RECORDS TO PROCESS:
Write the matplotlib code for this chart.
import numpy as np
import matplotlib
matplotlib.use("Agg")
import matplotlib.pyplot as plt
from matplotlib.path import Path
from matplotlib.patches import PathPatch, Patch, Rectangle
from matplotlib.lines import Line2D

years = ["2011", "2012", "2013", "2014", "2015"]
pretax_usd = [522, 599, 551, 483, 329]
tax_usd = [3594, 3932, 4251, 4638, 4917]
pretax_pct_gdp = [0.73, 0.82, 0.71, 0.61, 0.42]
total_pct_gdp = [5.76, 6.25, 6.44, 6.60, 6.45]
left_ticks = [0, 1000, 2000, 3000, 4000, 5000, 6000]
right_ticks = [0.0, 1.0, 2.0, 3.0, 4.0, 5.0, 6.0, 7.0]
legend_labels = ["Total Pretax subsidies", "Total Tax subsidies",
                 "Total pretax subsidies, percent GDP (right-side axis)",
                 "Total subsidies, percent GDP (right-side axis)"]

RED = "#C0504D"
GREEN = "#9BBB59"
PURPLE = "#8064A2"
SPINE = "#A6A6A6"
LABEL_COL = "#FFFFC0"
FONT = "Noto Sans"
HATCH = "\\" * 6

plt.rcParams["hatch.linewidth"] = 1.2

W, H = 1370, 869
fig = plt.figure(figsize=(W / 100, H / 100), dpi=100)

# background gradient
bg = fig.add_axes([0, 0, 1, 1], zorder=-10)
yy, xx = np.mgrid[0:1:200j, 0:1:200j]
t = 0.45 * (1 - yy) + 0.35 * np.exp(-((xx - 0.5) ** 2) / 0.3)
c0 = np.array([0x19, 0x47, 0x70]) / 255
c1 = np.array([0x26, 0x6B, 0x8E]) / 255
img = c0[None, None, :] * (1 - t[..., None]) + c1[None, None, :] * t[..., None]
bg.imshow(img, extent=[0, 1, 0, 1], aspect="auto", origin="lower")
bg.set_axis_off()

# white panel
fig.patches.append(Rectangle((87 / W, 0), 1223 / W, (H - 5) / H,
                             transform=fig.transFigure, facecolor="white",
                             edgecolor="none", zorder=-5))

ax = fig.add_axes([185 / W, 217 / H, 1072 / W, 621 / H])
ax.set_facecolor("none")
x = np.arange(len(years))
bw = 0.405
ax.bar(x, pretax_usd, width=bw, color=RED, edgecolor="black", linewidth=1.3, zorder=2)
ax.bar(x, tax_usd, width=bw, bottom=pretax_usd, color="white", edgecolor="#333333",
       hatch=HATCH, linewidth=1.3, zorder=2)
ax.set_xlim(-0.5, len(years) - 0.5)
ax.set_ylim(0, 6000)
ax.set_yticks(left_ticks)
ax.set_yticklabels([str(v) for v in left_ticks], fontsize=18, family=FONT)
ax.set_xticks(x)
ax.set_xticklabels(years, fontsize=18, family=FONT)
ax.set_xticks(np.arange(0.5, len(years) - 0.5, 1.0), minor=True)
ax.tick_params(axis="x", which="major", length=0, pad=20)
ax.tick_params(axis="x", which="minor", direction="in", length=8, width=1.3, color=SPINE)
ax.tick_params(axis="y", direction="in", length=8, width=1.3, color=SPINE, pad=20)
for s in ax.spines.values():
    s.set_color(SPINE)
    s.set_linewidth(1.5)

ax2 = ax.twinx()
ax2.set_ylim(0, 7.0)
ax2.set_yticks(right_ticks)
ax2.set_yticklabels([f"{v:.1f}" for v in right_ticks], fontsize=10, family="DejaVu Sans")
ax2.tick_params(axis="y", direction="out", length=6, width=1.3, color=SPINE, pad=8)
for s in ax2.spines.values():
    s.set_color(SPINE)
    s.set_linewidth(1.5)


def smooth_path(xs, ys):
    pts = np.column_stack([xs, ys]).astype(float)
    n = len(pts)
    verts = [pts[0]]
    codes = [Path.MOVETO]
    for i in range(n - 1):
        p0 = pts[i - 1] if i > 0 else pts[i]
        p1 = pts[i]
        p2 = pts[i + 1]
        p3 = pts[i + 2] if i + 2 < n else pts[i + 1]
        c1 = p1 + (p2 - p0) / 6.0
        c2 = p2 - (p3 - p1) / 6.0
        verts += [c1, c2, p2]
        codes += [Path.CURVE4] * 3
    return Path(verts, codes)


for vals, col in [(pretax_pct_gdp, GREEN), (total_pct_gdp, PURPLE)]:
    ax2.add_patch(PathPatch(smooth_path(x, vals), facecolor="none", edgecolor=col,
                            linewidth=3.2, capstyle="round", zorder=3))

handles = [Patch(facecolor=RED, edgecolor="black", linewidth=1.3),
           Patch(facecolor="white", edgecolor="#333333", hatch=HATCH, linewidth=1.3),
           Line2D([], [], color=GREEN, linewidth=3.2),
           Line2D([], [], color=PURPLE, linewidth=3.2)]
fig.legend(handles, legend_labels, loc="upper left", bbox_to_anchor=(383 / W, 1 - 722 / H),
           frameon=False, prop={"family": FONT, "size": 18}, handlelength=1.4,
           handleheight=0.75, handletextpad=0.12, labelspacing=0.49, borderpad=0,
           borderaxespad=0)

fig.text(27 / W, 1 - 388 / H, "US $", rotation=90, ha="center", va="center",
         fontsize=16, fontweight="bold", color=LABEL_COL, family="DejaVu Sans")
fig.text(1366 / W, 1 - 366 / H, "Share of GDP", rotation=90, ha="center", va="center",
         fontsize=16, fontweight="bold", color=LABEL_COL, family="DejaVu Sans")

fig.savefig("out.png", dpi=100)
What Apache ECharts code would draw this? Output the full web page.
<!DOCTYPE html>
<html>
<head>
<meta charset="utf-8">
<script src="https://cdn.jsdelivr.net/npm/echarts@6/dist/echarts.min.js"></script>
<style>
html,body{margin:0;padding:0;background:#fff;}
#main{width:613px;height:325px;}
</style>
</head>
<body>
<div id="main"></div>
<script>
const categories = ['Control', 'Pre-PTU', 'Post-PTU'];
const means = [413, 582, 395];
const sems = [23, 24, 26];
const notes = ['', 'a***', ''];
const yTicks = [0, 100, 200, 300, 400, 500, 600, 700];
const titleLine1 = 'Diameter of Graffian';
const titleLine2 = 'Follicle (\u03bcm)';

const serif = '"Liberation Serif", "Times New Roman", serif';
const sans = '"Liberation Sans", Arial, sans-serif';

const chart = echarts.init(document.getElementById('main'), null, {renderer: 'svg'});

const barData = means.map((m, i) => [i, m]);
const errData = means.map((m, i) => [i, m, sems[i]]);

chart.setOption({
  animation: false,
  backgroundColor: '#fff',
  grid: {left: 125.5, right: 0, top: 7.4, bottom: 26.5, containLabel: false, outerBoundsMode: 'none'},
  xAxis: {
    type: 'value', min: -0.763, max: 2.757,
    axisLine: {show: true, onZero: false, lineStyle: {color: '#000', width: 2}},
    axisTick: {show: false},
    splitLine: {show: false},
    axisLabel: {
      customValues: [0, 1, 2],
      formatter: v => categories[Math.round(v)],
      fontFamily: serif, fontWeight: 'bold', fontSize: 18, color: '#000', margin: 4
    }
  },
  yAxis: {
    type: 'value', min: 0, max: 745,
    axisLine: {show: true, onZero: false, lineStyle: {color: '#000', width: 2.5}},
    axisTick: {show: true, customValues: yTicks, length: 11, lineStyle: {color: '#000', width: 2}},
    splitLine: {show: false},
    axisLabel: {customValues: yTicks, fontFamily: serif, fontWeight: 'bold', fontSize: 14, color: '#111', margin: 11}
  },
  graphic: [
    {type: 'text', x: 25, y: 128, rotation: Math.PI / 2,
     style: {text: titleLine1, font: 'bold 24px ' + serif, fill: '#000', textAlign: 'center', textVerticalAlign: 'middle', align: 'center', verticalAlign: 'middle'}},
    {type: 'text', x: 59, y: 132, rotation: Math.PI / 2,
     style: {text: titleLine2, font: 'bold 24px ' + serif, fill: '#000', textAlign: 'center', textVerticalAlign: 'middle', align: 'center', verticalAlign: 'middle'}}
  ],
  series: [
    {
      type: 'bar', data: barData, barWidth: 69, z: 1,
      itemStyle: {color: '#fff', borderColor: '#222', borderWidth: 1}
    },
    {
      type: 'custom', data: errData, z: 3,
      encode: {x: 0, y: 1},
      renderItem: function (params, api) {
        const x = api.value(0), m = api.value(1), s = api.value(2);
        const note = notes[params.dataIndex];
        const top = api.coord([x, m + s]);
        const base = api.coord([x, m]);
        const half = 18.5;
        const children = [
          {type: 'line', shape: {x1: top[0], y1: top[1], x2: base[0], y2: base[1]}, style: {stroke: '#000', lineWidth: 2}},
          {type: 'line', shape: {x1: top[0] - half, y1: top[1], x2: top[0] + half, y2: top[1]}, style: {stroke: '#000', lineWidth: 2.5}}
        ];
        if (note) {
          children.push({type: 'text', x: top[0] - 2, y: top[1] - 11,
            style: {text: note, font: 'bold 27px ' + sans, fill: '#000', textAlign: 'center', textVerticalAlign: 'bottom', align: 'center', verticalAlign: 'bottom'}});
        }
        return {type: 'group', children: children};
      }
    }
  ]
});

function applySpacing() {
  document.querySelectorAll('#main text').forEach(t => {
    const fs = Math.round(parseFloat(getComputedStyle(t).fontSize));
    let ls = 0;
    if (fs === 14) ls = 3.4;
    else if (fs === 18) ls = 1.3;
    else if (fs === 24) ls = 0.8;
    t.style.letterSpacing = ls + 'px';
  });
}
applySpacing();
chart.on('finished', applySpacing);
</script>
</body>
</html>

WHAT IS EXPECTED: Determine how many lines of the listing above hold the word "matplotlib". Report that number without anything else.

FULL RESPONSE: 7